Big data will never eliminate uncertainty or answer all your questions. But treat it as a fad at your own peril.

There's no shortage of noise surrounding big data. Today it seems that every software vendor, consulting firm and thought leader has developed the "right" definition of the term. While I'd argue there is no such definition, I would like to dispel a few of the most commonly held myths about the subject, many of which I explore in Too Big to Ignore: The Business Case for Big Data.

Myth 1: You Can Get To All Of The Data

On many levels, we are living in unprecedented times. Never before has so much data been available to us. Forget megabytes and petabytes, exabytes of data now exist. I read recently that the average person in an industrialized society today consumes more information in one day than his fifteenth century counterpart did in his lifetime.
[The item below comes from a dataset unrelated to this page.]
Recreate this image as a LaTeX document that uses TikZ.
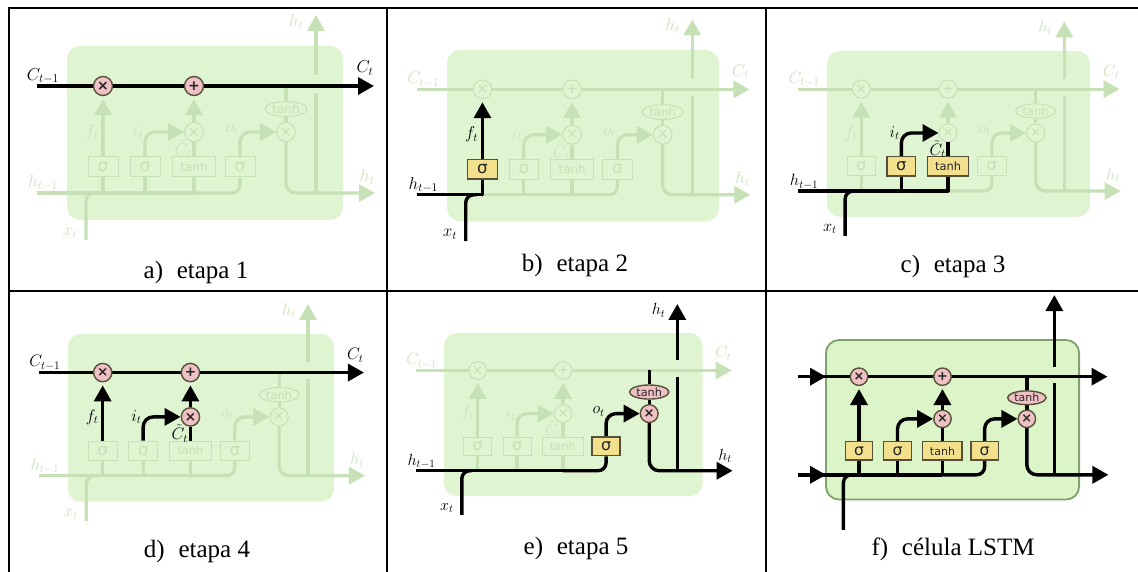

Despite this unfathomable amount of data, no person or organization can store and retrieve all of the data on a particular subject, much less overall. And yes, that includes Google. Its software indexes the Surface Web, not the Deep Web. Some estimates put the latter at 25 times the size of the former. As a result, when you search, you are accessing anywhere from 4% to 6% of all information on the Internet.

Taking it down a level or 30, individual authors like me cannot access some very valuable information, such as which specific customers are buying my books. Sites like Amazon and stores like Barnes & Noble keep that information. Nothing would make me happier than knowing my customers, but even in a big data world, that information eludes me. You will never get all of the data. Period.